The photo has punctured that carefully cultivated image.  What it communicates, as far as many locals are concerned, is the rise of a generation of “softies” pampered by affluence.  “What’s next,” muses one tweet.  “Might as well bring our maids to war next time.”  Indeed, if that maid could carry this soldier’s knapsack, chances are she also does his laundry, packs his bag, shines his boots, and cleans his room.  If she were allowed to do so, she might also have proxied for him at military service.

It’s funny how Singaporeans feel about the foreign workers in their midst.  Some are resentful about jobs being taken away from them, not quite realizing what would happen to Singapore’s globalized economy without its foreign population.  They must be thinking of the highly-paid expats who work in offices and live in detached houses, rather than the menial workers who take on the dirty and difficult jobs and sleep in cramped quarters. One post, unabashedly sympathetic to the maid-assisted trainee in question, wondered what was wrong with a domestic helper carrying her employer’s bag for him.

But the Singapore Armed Forces (SAF) did not find the photograph amusing.  The ministry of defense (Mindef) felt compelled to issue this statement: “The serviceman concerned has identified himself to his Commander.  The recruit is remorseful for his actions and realizes that it was wrong for him to have allowed this.  He has been counseled and continues his training.  The SAF has reminded all servicemen to be mindful of their conduct in public.”

This statement is remarkable for its vagueness.  It doesn’t define exactly what was wrong with the serviceman’s conduct.  Was it the fact that he made a maid carry his rucksack for him?  Or was it his carelessness about his “conduct in public”?  These are two different things.  One has to do with what a soldier is supposed to be – a self-reliant person, if not always a gentleman.  The other is a concern with sheer form – how a soldier is supposed to conduct himself in public.  The government seems more worried about the image its soldiers are projecting, than about the feudal culture that appears to have taken root in a society that still prides itself in its sturdy egalitarianism.

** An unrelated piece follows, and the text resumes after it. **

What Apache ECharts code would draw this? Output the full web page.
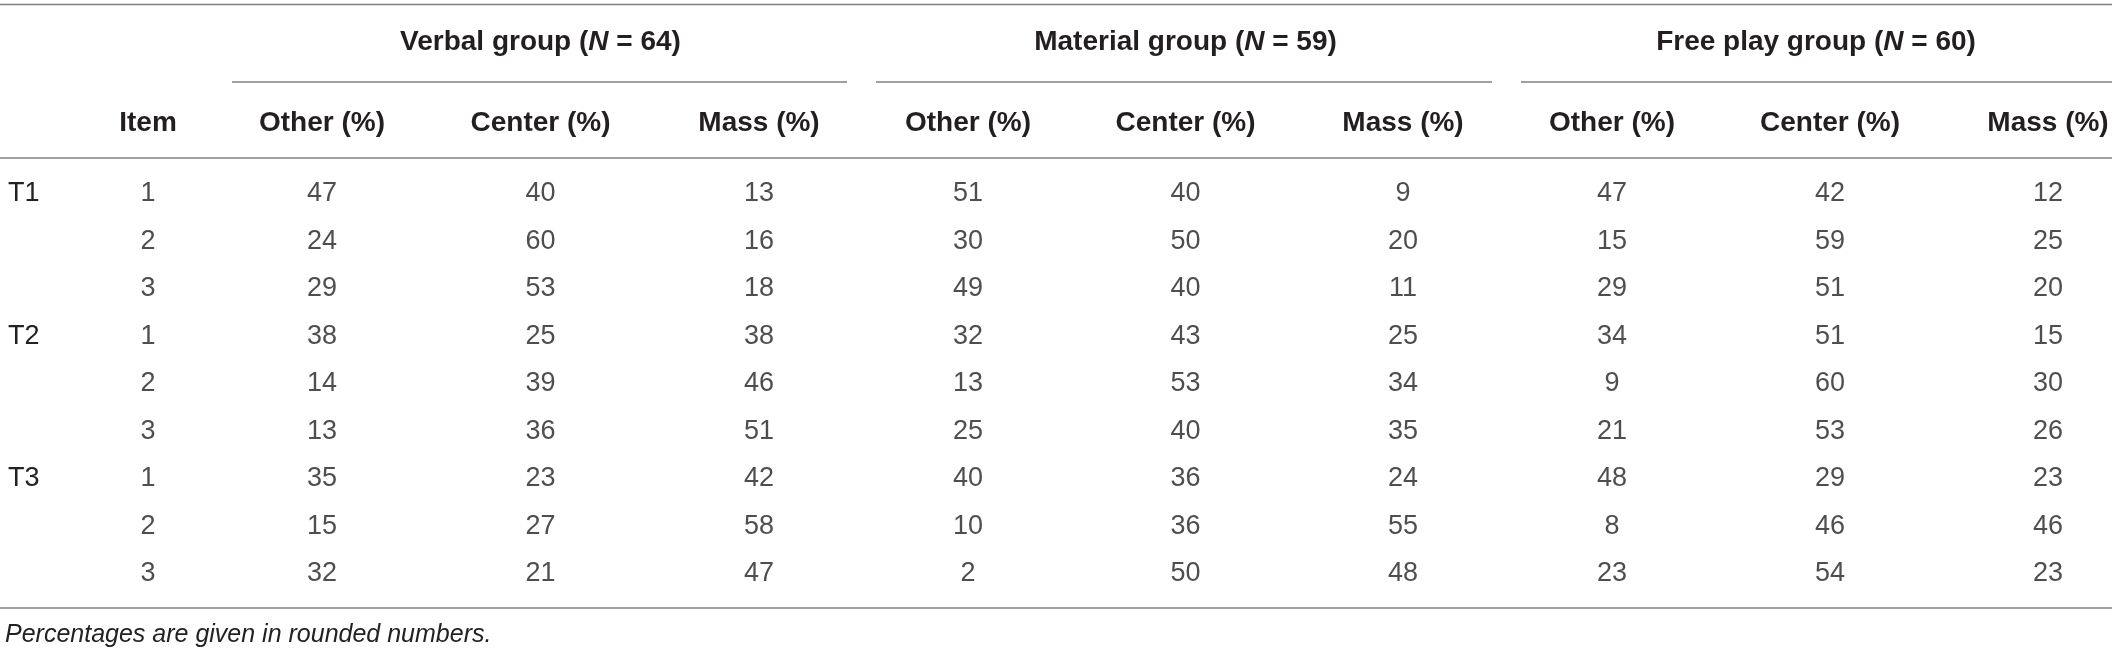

Many years from now, that iconic photograph may land on the front cover of a book that documents the re-feudalization of the world economy.  Or it could re-appear as the lead picture for an essay that looks at the way in which affluent societies like Singaporelost their competitive edge after they copied the cultures of servitude of their less-developed neighbors.

That is what happened to a photo that appeared on the front page of the July 10, 1937 issue of the “News Chronicle,” a London daily.  It was the picture of two young boys dressed in formal outfit — top hats, silk shirts, and coattails, and wielding slender canes – haughtily scanning the distant horizon.  On that same street corner where they stood, there were three other boys in shabby clothes, staring at them curiously and somewhat in awe.  Above the photo was the harmless heading “Every Picture Tells a Story.”  Underneath was the caption “Outside Lord’s, where the EtonHarrow match opened yesterday.” The boys in fancy clothing were pupils from Harrow, an upper-class “public school” that isEton’s bitter rival.

“For 70 years, this picture,” writes Ian Jack in a recent article for the magazine “Intelligent Life,” has been used to tell the same story – of inequality, class division, ‘toffs and toughs’.”  It was first picked up by “Life,” a magazine known for its photojournalism.  From there it landed, four years later, in “Picture Post” as an accompaniment to an essay on the disparities of the English education system.  Then, in 1998, the same picture, notes Jack, served as the cover for a book by David Cannadine titled “Class in Britain.”  That same year, a journalist undertook some extraordinary sleuthing and identified for the first time all the five boys in the photograph. Writing for the British paper “Daily Mail,” Geoffrey Levy asked them what went through their minds as the camera caught that moment and preserved it for posterity.

Their account was devoid of class resentment.  But, having taken a life of its own, the picture continues to tell a different story.